* _Written request_
Copy every line from the records below that holds the word "this".
## Begin Stored records
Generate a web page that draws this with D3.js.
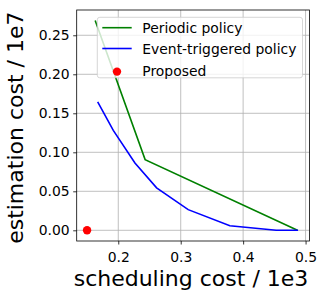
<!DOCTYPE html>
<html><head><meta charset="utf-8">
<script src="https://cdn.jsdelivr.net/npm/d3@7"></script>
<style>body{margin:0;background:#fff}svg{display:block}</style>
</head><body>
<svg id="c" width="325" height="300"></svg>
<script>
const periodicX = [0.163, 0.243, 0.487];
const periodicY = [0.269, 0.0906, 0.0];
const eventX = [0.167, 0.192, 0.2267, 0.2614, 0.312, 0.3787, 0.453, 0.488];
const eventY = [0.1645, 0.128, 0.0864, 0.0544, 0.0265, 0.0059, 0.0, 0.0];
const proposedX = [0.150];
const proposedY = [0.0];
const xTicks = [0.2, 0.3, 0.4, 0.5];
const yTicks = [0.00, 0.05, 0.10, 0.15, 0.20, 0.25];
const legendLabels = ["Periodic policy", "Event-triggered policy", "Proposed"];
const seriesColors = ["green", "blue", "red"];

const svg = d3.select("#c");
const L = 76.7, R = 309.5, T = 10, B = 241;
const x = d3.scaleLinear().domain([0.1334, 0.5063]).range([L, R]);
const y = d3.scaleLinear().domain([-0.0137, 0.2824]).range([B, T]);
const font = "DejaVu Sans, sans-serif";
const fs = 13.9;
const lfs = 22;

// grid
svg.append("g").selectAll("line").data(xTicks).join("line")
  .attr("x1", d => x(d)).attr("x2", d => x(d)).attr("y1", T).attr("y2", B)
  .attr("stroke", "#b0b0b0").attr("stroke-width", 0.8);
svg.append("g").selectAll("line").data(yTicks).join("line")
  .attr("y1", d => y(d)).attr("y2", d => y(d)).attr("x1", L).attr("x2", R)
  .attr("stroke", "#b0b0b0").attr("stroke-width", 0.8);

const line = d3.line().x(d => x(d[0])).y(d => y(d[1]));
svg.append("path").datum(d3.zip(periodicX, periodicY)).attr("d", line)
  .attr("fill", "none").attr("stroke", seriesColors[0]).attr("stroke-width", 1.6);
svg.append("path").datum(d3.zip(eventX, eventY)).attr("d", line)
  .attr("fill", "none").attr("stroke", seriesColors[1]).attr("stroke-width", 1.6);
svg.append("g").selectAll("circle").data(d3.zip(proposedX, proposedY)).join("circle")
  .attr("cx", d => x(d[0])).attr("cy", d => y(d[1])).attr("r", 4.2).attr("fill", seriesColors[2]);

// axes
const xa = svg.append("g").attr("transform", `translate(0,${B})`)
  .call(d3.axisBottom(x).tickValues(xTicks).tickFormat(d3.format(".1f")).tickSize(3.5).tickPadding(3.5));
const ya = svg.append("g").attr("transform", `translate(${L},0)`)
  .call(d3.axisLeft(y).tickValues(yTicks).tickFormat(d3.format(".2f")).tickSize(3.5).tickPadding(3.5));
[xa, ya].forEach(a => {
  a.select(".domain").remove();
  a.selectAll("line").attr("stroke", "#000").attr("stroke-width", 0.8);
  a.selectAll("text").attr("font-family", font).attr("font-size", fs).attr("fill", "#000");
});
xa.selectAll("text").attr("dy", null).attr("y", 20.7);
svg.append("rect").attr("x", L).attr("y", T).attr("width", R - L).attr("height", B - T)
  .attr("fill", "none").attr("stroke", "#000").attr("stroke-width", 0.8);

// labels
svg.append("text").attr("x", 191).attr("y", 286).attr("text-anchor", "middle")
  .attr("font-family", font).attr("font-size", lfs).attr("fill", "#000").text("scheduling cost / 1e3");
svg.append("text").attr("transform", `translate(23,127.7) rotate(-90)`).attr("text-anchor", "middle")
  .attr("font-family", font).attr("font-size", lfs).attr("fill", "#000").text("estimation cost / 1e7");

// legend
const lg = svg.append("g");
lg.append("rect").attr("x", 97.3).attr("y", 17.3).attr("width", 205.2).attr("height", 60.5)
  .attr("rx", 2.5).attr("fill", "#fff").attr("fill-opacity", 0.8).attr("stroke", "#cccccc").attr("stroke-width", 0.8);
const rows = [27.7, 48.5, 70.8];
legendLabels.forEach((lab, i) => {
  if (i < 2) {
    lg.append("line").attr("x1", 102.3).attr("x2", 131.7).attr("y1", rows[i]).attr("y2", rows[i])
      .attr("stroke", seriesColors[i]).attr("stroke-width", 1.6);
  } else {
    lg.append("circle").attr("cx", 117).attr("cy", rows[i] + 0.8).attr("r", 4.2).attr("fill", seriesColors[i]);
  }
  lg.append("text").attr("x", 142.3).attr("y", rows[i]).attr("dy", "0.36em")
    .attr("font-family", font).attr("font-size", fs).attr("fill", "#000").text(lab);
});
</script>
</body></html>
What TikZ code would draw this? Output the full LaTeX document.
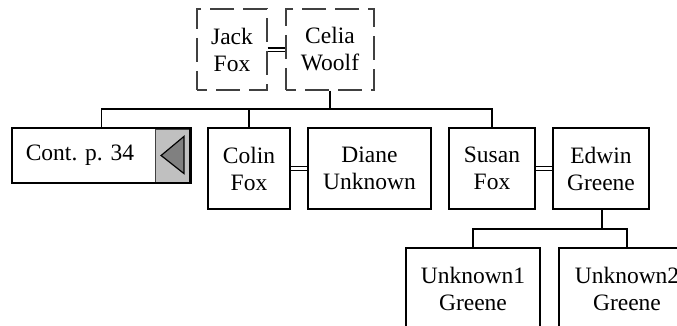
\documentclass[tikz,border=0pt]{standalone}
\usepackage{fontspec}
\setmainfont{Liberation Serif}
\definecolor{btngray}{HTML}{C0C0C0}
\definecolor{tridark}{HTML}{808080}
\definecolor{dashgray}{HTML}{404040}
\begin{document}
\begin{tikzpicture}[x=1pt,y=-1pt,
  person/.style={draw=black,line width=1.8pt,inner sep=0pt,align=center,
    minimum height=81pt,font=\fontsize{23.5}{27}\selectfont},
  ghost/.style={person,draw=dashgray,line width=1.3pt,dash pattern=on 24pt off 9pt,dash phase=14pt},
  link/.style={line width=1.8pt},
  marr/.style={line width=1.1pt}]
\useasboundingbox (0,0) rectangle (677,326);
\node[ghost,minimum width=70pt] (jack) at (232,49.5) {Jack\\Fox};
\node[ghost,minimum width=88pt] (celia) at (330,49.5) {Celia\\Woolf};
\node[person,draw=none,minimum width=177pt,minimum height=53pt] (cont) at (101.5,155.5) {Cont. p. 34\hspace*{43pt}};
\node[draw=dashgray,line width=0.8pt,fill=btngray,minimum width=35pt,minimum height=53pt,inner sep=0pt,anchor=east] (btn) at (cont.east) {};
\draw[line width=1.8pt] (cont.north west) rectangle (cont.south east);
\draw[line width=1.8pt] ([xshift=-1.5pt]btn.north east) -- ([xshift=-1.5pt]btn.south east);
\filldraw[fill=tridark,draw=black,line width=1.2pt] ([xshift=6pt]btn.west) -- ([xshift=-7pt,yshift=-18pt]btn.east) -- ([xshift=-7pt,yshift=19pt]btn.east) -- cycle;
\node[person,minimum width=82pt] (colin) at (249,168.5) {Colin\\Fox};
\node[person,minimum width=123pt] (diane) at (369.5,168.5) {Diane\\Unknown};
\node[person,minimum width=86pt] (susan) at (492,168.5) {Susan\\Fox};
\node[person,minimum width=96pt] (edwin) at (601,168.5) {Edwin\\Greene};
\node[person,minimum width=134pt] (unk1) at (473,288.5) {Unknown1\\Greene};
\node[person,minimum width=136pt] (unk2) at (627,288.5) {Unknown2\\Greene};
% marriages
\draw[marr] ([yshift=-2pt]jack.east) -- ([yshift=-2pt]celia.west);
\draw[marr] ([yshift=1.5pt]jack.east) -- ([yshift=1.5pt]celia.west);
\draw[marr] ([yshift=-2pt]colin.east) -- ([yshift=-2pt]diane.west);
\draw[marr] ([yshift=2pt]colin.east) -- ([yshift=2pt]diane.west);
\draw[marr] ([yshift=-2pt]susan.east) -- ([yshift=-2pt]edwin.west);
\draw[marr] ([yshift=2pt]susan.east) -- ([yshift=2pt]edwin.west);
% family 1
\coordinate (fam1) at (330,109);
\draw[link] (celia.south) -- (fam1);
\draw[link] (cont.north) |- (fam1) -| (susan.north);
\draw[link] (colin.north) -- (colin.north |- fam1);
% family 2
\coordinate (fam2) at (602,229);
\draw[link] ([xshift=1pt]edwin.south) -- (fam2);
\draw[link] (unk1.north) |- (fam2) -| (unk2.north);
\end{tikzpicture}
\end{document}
## End Stored records
* _Exercise solution_
Generate a web page that draws this with D3.js.
What TikZ code would draw this? Output the full LaTeX document.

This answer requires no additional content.